Quote the data exactly, first line to the line containing "36, 34, 31];", with no pictures.

━━━━━ GIVEN DATA ━━━━━

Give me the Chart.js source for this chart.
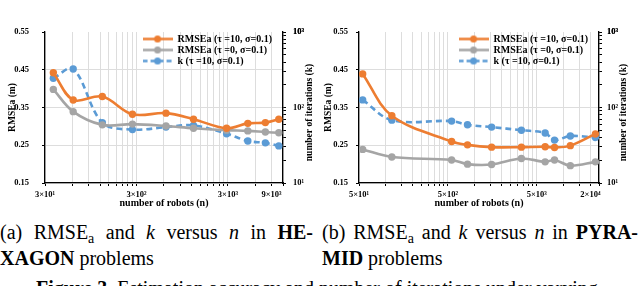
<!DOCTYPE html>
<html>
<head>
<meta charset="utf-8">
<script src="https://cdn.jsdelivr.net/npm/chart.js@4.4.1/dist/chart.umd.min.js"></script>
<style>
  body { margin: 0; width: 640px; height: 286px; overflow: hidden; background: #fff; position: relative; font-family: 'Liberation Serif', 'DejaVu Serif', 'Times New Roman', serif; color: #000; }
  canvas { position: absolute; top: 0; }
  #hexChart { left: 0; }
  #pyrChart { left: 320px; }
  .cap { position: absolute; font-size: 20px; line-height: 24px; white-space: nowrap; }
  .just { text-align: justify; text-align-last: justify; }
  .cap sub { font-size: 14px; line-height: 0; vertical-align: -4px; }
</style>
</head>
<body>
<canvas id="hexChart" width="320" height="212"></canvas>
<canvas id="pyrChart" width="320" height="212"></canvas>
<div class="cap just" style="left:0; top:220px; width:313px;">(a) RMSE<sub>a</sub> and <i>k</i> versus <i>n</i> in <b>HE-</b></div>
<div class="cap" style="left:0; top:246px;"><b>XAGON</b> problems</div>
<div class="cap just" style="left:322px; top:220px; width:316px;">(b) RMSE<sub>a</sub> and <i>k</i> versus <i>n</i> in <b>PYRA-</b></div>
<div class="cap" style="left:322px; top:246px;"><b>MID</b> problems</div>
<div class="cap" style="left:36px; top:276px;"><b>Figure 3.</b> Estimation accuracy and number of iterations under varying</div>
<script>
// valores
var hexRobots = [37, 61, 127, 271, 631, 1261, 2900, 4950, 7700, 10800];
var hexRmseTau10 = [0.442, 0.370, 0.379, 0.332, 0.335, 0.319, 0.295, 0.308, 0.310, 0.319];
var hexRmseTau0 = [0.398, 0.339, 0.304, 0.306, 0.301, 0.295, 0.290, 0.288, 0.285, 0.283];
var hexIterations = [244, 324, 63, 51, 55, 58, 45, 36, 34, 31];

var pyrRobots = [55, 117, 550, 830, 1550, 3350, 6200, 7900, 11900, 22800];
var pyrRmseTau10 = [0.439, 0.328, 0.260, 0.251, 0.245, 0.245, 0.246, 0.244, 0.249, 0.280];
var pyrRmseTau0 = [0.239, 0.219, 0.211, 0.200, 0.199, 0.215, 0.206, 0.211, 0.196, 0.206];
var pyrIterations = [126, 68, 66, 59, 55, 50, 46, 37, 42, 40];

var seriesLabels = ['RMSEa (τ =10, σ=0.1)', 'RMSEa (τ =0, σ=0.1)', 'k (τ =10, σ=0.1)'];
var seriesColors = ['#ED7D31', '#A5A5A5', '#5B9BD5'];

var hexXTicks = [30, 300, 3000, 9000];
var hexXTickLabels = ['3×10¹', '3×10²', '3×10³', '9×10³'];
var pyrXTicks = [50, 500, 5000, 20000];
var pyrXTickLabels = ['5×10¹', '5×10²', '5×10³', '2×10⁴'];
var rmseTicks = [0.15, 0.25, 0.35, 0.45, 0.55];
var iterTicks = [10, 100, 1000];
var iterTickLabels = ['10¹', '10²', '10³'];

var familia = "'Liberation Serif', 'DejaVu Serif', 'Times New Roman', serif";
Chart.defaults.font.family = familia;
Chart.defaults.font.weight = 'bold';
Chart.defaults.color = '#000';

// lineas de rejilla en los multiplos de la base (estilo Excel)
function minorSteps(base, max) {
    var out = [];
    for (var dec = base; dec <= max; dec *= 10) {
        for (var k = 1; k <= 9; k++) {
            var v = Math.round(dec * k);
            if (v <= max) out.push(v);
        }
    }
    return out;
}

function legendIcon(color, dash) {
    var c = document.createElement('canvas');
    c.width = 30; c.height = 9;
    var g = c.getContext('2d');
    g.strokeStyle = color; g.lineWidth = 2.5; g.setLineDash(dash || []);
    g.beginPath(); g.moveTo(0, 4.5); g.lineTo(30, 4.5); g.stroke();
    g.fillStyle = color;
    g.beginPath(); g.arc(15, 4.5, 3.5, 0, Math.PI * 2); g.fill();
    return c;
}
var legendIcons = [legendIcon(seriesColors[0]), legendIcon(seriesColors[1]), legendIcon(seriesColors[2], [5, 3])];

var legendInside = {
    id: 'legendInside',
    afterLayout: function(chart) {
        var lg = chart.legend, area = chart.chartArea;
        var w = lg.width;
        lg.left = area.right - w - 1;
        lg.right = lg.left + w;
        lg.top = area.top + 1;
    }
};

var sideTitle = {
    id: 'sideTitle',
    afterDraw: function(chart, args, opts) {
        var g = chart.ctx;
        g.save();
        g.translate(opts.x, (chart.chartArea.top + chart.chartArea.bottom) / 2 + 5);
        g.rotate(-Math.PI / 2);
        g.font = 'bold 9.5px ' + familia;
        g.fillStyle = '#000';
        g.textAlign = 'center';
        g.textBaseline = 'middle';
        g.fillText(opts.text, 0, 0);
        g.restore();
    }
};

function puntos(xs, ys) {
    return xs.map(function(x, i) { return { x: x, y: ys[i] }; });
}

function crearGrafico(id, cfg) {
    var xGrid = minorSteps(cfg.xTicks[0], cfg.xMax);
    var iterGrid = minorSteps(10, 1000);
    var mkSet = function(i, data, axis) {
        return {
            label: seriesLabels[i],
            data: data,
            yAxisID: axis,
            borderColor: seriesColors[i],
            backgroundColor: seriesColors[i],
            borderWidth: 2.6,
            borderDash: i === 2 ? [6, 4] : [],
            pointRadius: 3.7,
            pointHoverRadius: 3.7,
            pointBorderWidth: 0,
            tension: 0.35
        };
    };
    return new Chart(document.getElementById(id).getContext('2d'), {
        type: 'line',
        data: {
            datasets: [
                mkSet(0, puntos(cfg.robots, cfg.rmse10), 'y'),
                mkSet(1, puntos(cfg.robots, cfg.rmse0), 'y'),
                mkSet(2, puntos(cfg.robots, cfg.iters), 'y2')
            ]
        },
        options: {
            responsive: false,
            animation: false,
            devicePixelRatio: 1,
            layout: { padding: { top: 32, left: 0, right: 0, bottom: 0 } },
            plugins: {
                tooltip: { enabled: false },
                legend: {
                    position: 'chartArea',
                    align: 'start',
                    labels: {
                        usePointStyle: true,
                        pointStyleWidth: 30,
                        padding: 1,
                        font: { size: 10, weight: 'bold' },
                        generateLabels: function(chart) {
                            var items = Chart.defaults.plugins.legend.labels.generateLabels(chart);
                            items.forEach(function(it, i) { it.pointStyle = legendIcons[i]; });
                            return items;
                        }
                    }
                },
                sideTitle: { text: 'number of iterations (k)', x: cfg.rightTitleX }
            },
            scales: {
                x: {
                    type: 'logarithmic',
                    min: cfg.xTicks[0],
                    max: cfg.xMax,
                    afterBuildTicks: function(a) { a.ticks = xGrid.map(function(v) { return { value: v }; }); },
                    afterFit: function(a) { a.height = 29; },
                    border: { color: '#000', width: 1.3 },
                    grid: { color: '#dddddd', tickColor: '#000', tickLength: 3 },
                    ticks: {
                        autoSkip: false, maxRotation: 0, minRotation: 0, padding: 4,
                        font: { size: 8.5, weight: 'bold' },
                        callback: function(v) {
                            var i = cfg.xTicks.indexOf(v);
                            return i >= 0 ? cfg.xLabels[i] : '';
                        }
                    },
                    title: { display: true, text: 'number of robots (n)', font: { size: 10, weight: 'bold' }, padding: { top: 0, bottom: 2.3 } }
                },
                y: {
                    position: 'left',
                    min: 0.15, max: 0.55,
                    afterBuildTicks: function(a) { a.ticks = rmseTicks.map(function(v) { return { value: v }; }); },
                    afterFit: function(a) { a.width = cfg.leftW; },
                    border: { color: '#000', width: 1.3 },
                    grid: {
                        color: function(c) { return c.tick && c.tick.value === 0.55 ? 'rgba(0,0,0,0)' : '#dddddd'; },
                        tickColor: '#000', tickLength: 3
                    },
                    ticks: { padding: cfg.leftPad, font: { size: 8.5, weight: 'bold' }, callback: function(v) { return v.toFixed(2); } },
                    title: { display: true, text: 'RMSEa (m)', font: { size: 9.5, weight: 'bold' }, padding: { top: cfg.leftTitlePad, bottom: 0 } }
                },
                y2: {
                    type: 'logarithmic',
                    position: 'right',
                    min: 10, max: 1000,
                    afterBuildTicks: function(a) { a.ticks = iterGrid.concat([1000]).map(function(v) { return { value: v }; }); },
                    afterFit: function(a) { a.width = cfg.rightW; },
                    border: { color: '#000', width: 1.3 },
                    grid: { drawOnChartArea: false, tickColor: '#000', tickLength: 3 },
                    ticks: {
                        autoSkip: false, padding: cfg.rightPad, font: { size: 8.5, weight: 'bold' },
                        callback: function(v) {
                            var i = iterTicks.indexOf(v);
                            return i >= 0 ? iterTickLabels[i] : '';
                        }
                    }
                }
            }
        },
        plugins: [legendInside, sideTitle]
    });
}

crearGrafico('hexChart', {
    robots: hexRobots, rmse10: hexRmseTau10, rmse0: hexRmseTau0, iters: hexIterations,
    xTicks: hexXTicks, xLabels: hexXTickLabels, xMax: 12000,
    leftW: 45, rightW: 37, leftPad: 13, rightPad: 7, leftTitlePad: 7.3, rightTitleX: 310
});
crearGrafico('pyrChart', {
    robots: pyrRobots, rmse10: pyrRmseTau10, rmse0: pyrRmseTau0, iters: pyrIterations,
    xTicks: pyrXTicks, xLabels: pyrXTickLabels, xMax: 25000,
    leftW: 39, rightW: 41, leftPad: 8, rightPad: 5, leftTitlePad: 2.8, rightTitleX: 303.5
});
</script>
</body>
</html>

━━━━━

SOLUTION FOR THIS TASK:
Give me the Chart.js source for this chart.
<!DOCTYPE html>
<html>
<head>
<meta charset="utf-8">
<script src="https://cdn.jsdelivr.net/npm/chart.js@4.4.1/dist/chart.umd.min.js"></script>
<style>
  body { margin: 0; width: 640px; height: 286px; overflow: hidden; background: #fff; position: relative; font-family: 'Liberation Serif', 'DejaVu Serif', 'Times New Roman', serif; color: #000; }
  canvas { position: absolute; top: 0; }
  #hexChart { left: 0; }
  #pyrChart { left: 320px; }
  .cap { position: absolute; font-size: 20px; line-height: 24px; white-space: nowrap; }
  .just { text-align: justify; text-align-last: justify; }
  .cap sub { font-size: 14px; line-height: 0; vertical-align: -4px; }
</style>
</head>
<body>
<canvas id="hexChart" width="320" height="212"></canvas>
<canvas id="pyrChart" width="320" height="212"></canvas>
<div class="cap just" style="left:0; top:220px; width:313px;">(a) RMSE<sub>a</sub> and <i>k</i> versus <i>n</i> in <b>HE-</b></div>
<div class="cap" style="left:0; top:246px;"><b>XAGON</b> problems</div>
<div class="cap just" style="left:322px; top:220px; width:316px;">(b) RMSE<sub>a</sub> and <i>k</i> versus <i>n</i> in <b>PYRA-</b></div>
<div class="cap" style="left:322px; top:246px;"><b>MID</b> problems</div>
<div class="cap" style="left:36px; top:276px;"><b>Figure 3.</b> Estimation accuracy and number of iterations under varying</div>
<script>
// valores
var hexRobots = [37, 61, 127, 271, 631, 1261, 2900, 4950, 7700, 10800];
var hexRmseTau10 = [0.442, 0.370, 0.379, 0.332, 0.335, 0.319, 0.295, 0.308, 0.310, 0.319];
var hexRmseTau0 = [0.398, 0.339, 0.304, 0.306, 0.301, 0.295, 0.290, 0.288, 0.285, 0.283];
var hexIterations = [244, 324, 63, 51, 55, 58, 45, 36, 34, 31];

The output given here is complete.